Obviously, if we ran 200 instances of gcc in parallel on the average single CPU quad core workstation, it would be slightly overwhelmed. The reason for why 200 threads still make sense in some scenarios is explained below.

2) Thus, Bazel has a mechanism called the "ResourceManager". Every thread that wants to run an external program on your local workstation must also acquire a set of "resources", where resources are modeled like: "gcc needs 1 CPU core, 200 MB of RAM and a bit of I/O".

Two problems exist in this area:

- How many resources does your local machine have? Let's say your machine has a quad core CPU, 16 GB of RAM and a 7200 RPM hard-disk. But what if those cores use hyper-threading, so your OS reports them as 8 cores? 16 GB of RAM are nice, but what if you're also running Google Chrome, which takes half of it for web-browsing? Should Bazel just claim all the RAM for itself or be conservative and just use what's free (what if the free memory changes during the build, because you quit Chrome)? And how do you even measure how fast your hard-disk is (and then also let that work for SSDs)? Bazel already has some sort of "guess the available resources for this computer" system. It's in the LocalHostCapacity / LocalHostResourceManagerDarwin / LocalHostResourceManagerLinux classes.

- The other side of the problem is knowing how many resources an action needs. Does the Java compiler need 1 CPU core? Or can it use 2, because it is multi-threaded? How much RAM does it need (and does that maybe depend on the size of the source-code that it is asked to compile?). Let's not even talk about how to model I/O. The current way this is handled is by guessing and hoping for the best. For example, the Java compiler supposedly only uses 0.5 CPU cores (even though it's more like 2 when you look at it via "top", which makes sense, considering that the JVM also does GC and JIT in separate threads). Nevertheless, the current system works pretty OK (which is also a mystery ;)).

3) Individual execution strategies (classes implementing SpawnActionContext) might ignore the ResourceManager part or impose additional limits. For example, our remote execution strategy would not try to acquire local resources first, because it runs stuff remotely (this is also why --jobs defaults to 200 threads). The WorkerSpawnStrategy on the other hand imposes an additional limit of never spawning more than 4 workers (e.g.
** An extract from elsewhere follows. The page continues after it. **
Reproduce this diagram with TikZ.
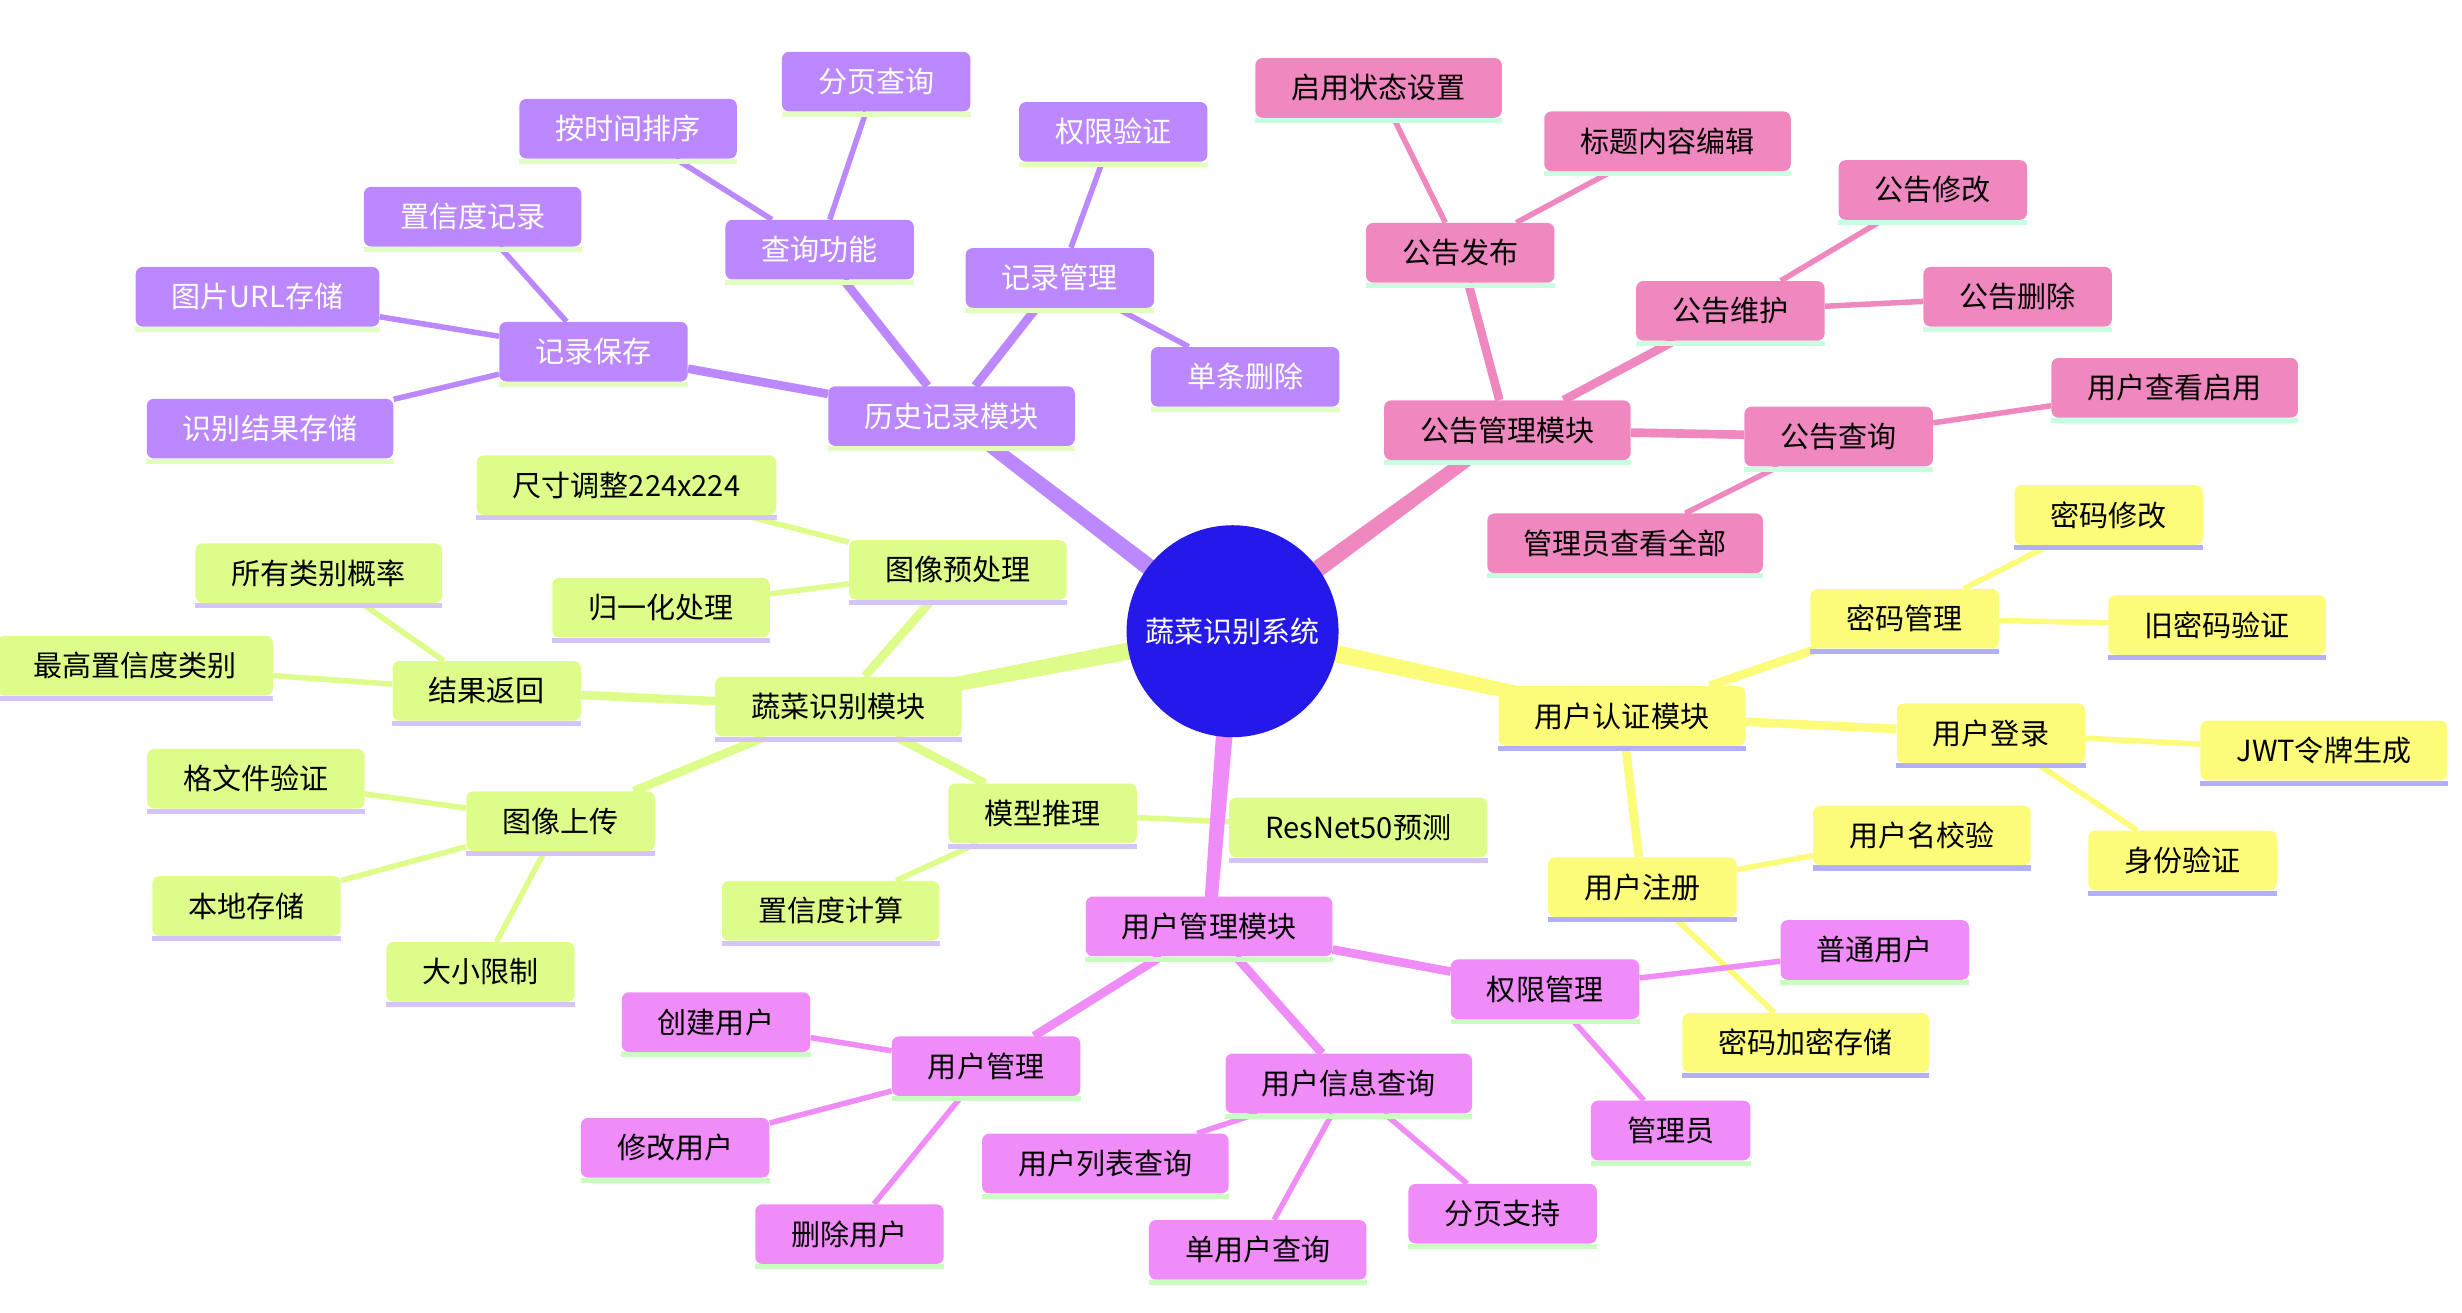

Java compilers) of one kind (by default, configurable), because they keep running in the background and I thought that spawning e.g. 12 memory-hungry persistent Java compilers that never quit would be bad for system performance.

Personally, I think the current system is *way* overengineered and removing all this "my process needs 0.73 CPUs, 379.4 MB of RAM and a quarter of an MLC-SSD in terms of I/O" stuff and instead just limiting the maximum number of parallel local jobs to the number of CPU cores (by default, make it configurable) would also work and give more predictable results. So, one project could look like: Make the ResourceManager used by Bazel configurable via a flag, then implement the simple job counting manager and benchmark it against the existing ResourceManager.

But I also wouldn't oppose an experimental project where you try to use some cool algorithms to improve the resource utilization of Bazel. Maybe track resource usage during process lifetime, then use the knowledge to improve the estimate for the next time the action runs. :)

Ideas are very welcome on this topic.

Cheers,

Philipp

Jeanderson

unread,

Mar 8, 2017, 7:18:07 AM3/8/17

to Philipp Wollermann, Jakob Buchgraber, bazel-discuss

Awesome!

Thanks for the detailed information Philipp!

I'm doing some research and I will ping you guys back to discuss more details and ask more specific questions if necessary :)

Thank you very much for your time.

Regards

--

Jeanderson Candido

Graduate Student in Computer Science

Federal University of Pernambuco, Brazil

http://jeandersonbc.github.io

Johnson Li

unread,

Mar 21, 2017, 2:18:58 AM3/21/17

to bazel-discuss, buc...@google.com, jeande...@gmail.com

Hi Philipp,

I am applying for GSoC 2017 and have some question about "Dynamic thread pool sizing".

1. Multithreading is always inspiring but I am not sure about its effect in compiling. When compiling Bazel, my laptop reports `Elapsed time: 183.156s, Critical Path: 178.70s` and my PC server reports `Elapsed time: 77.687s, Critical Path: 62.96s` with default parameters. I guess that critical path can not be optimized by multithreading and it has already taken the most part of the elapsed time, so I wonder how much can 'Dynamic thread pool sizing' save the compiling time and is that your goal?

2. I thought compile was a CPU-intensive work, but you mentioned other resources like RAM and I/O are also important. And how to model these resource requirements is the core problem. You provide two methods, make the model configurable or design a cool algorithm to predict the model intelligently. The latter seems challenging and is what I prefer, do you have any suggestion on it? And is there any previous work on resource management in other build tools?

3. You discussed whether Bazel should be conservative or not when requiring resources but in my opinion, the compiler should always be aggressive in competing for resources. So what's your consideration?

4. At last, do you have some real scenarios to measure the performance of Bazel or is the benchmark sufficient?